» **INSTRUCTIONS FOR THE TASK**
Print only the lines from the top of the data through the line with "height=57.7pt, anchor=south] (f1)", both included, skipping every picture.

» **DATA LINES**
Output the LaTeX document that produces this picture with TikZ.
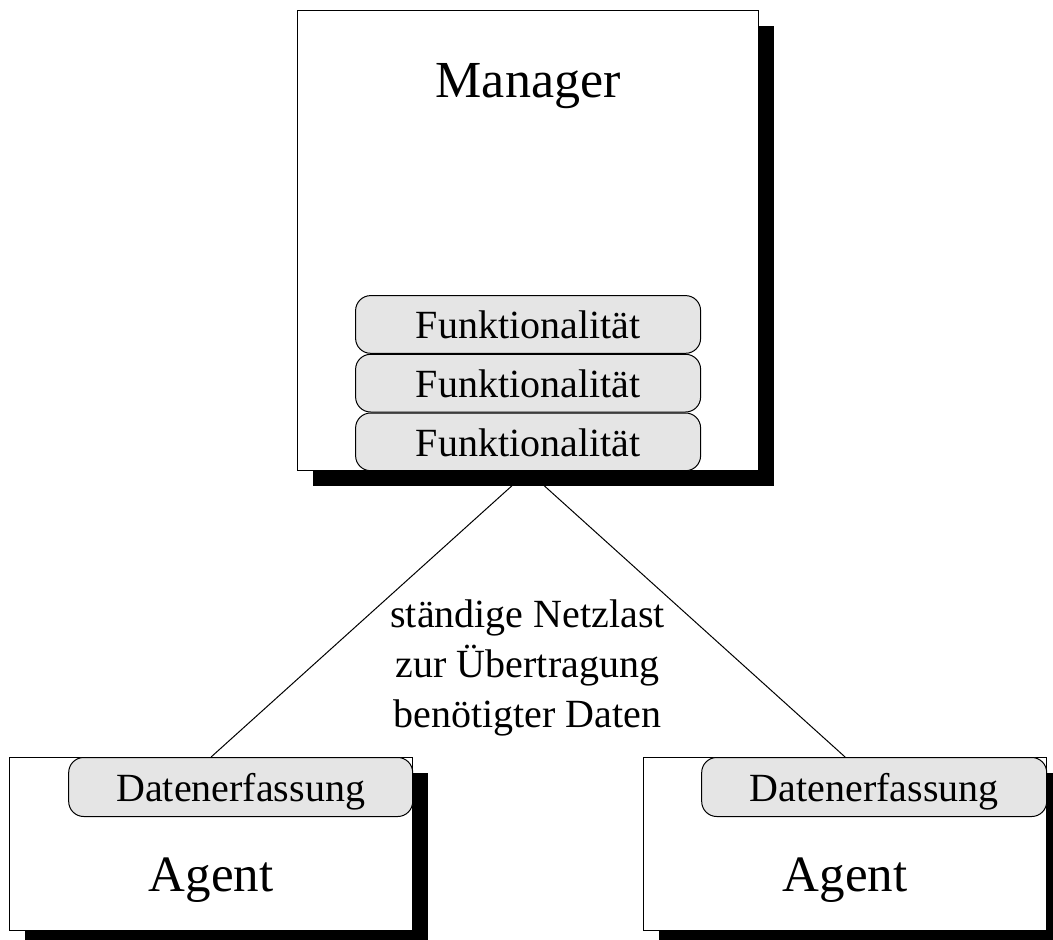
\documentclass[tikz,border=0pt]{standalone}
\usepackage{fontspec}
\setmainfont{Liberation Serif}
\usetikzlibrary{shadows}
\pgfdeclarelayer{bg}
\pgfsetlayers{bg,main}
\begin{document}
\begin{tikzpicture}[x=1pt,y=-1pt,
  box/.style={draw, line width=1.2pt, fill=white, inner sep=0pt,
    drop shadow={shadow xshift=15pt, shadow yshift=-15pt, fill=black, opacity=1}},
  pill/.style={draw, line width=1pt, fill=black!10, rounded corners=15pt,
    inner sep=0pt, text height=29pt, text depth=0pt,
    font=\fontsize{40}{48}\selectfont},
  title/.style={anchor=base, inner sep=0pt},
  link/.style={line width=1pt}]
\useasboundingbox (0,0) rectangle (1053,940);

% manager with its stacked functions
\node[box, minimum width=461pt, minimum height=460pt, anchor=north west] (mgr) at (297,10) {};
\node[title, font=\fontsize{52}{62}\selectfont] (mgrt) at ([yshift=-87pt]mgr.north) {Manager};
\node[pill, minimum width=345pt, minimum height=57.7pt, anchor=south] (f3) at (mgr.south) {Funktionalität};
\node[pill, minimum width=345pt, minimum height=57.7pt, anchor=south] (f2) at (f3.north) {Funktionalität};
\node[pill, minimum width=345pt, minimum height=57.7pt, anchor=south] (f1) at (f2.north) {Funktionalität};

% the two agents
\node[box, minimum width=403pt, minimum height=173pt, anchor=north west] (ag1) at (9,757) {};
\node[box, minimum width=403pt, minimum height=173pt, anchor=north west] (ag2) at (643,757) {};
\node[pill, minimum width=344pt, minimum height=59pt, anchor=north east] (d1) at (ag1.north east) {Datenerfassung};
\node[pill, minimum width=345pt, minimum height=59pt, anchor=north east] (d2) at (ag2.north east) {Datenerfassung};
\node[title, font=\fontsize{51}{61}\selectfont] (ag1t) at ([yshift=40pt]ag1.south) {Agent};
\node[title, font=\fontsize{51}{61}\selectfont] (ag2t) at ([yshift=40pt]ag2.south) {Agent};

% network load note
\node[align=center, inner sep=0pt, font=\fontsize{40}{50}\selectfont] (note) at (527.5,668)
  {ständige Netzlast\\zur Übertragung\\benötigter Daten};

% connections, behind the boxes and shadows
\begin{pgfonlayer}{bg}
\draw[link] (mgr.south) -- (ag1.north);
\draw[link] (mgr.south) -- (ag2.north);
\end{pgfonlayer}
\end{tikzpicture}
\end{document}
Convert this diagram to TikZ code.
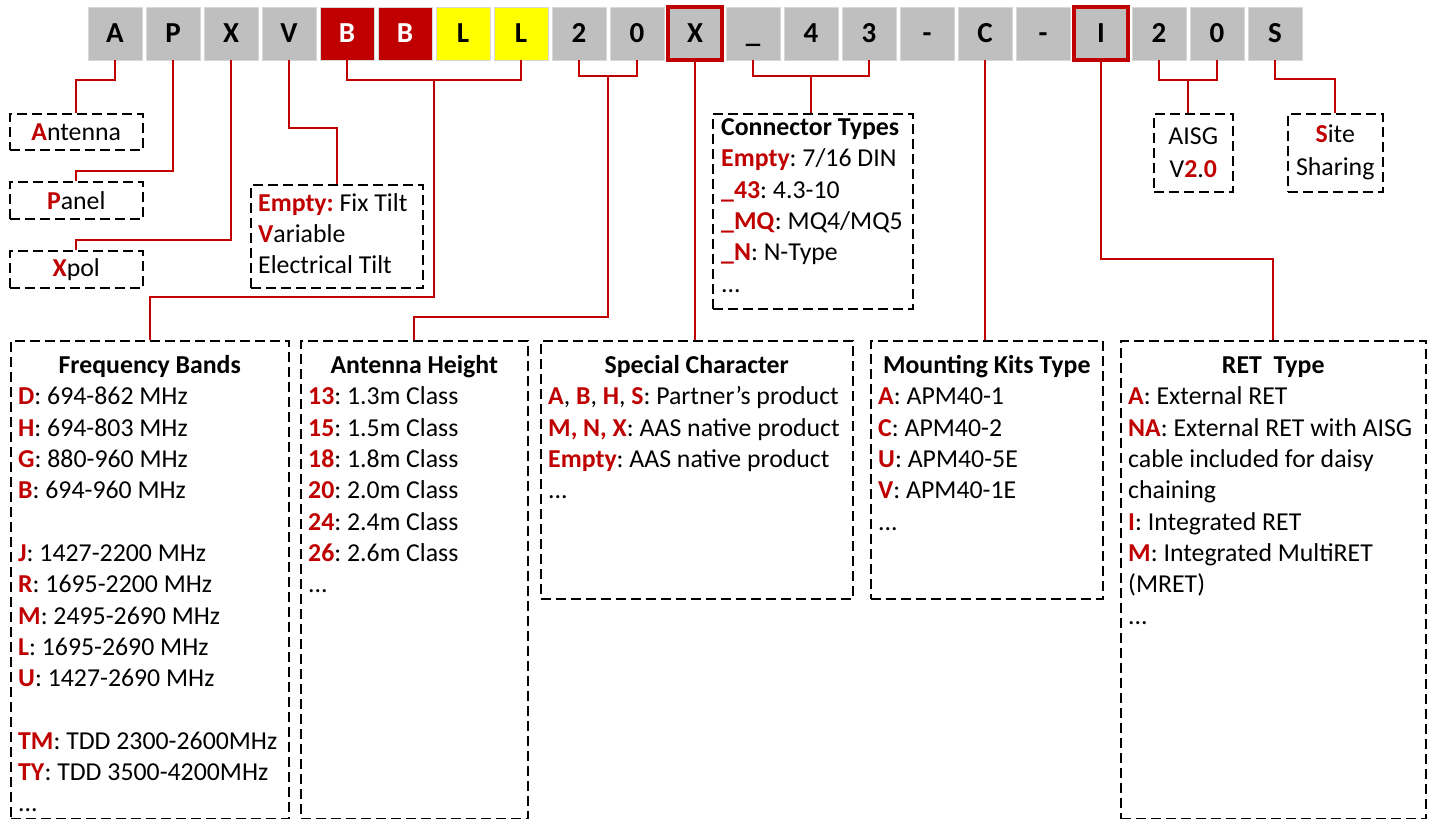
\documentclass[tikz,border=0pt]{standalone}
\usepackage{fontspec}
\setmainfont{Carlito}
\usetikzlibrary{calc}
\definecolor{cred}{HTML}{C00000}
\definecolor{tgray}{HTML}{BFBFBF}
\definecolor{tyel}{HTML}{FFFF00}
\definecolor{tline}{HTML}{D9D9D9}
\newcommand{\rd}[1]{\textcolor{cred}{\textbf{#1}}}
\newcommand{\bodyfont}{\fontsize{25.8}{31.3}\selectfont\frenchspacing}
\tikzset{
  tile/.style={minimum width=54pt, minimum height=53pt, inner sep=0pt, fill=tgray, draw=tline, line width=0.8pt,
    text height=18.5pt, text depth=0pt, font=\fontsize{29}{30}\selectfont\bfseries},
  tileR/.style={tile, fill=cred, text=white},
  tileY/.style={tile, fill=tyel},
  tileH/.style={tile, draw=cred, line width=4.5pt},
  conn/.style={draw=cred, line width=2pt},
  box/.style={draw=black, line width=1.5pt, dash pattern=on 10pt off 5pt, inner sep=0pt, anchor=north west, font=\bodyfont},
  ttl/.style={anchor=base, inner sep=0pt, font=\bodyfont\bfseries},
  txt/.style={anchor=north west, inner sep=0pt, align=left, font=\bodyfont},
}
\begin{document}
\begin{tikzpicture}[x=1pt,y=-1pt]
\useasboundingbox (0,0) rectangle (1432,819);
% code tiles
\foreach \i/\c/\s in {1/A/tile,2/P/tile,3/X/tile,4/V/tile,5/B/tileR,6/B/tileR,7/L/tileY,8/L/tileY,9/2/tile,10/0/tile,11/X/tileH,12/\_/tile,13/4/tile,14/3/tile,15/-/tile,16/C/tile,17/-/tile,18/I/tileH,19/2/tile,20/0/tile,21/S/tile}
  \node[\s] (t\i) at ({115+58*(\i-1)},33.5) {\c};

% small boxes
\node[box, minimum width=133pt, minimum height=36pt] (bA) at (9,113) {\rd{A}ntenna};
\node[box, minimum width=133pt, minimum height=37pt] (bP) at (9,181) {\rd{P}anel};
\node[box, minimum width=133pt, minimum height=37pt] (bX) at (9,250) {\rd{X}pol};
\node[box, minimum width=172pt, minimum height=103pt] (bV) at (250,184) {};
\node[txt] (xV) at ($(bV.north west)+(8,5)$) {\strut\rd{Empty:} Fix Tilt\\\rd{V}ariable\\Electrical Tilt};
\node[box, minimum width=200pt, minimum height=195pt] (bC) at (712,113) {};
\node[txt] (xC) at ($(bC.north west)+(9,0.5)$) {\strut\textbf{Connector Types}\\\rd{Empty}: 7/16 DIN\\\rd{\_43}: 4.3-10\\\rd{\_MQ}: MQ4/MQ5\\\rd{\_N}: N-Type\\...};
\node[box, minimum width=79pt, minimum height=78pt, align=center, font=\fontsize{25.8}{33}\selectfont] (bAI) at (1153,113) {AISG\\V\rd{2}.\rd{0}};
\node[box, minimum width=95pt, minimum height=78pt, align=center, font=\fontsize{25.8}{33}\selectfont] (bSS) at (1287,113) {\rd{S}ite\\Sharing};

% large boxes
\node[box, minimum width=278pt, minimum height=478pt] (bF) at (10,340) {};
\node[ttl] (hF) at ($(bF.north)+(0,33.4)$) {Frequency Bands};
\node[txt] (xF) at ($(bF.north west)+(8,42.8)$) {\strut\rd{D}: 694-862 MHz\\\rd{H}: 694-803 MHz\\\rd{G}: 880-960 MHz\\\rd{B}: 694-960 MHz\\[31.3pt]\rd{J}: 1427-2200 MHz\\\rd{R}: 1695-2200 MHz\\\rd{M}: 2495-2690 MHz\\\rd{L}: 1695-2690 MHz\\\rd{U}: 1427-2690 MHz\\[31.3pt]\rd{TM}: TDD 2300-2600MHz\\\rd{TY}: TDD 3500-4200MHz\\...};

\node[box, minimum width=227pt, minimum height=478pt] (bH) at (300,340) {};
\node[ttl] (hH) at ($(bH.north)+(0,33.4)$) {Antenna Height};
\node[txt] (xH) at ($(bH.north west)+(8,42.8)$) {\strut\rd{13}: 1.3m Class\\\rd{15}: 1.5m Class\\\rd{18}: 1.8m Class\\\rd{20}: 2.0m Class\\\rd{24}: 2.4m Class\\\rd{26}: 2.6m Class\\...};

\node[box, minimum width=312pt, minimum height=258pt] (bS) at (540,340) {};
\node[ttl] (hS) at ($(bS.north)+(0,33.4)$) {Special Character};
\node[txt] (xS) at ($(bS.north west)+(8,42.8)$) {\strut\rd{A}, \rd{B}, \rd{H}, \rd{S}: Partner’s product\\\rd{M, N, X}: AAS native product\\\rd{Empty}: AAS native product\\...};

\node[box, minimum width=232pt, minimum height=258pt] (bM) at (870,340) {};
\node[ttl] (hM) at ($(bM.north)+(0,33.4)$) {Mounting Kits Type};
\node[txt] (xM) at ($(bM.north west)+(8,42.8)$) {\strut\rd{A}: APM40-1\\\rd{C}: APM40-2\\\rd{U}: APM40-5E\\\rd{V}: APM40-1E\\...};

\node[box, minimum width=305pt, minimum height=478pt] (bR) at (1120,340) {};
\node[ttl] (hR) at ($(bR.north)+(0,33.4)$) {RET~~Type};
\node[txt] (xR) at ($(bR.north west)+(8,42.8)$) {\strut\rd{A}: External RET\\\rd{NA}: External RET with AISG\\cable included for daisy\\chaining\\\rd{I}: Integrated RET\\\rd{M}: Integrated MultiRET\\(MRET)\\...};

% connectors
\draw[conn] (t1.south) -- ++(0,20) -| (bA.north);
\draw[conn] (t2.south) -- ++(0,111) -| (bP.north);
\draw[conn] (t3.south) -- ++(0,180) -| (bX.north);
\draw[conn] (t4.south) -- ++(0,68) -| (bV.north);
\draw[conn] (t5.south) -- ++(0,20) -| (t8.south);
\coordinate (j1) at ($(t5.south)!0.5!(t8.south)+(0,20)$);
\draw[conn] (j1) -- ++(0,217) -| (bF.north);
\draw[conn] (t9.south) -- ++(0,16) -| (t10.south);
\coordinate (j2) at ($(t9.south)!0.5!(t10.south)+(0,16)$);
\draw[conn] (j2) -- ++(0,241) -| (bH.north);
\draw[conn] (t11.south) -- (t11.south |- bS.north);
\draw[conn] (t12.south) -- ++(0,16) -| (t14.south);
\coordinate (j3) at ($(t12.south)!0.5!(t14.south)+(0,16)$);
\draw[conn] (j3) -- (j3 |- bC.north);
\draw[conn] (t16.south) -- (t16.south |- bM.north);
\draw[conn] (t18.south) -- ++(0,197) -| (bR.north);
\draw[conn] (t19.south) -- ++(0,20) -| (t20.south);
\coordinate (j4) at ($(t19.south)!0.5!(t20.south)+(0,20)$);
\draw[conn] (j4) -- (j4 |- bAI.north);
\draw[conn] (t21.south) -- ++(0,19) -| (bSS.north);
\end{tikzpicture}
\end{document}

» **OUTPUT FOR THIS EXERCISE**
Output the LaTeX document that produces this picture with TikZ.
\documentclass[tikz,border=0pt]{standalone}
\usepackage{fontspec}
\setmainfont{Liberation Serif}
\usetikzlibrary{shadows}
\pgfdeclarelayer{bg}
\pgfsetlayers{bg,main}
\begin{document}
\begin{tikzpicture}[x=1pt,y=-1pt,
  box/.style={draw, line width=1.2pt, fill=white, inner sep=0pt,
    drop shadow={shadow xshift=15pt, shadow yshift=-15pt, fill=black, opacity=1}},
  pill/.style={draw, line width=1pt, fill=black!10, rounded corners=15pt,
    inner sep=0pt, text height=29pt, text depth=0pt,
    font=\fontsize{40}{48}\selectfont},
  title/.style={anchor=base, inner sep=0pt},
  link/.style={line width=1pt}]
\useasboundingbox (0,0) rectangle (1053,940);

% manager with its stacked functions
\node[box, minimum width=461pt, minimum height=460pt, anchor=north west] (mgr) at (297,10) {};
\node[title, font=\fontsize{52}{62}\selectfont] (mgrt) at ([yshift=-87pt]mgr.north) {Manager};
\node[pill, minimum width=345pt, minimum height=57.7pt, anchor=south] (f3) at (mgr.south) {Funktionalität};
\node[pill, minimum width=345pt, minimum height=57.7pt, anchor=south] (f2) at (f3.north) {Funktionalität};
\node[pill, minimum width=345pt, minimum height=57.7pt, anchor=south] (f1) at (f2.north) {Funktionalität};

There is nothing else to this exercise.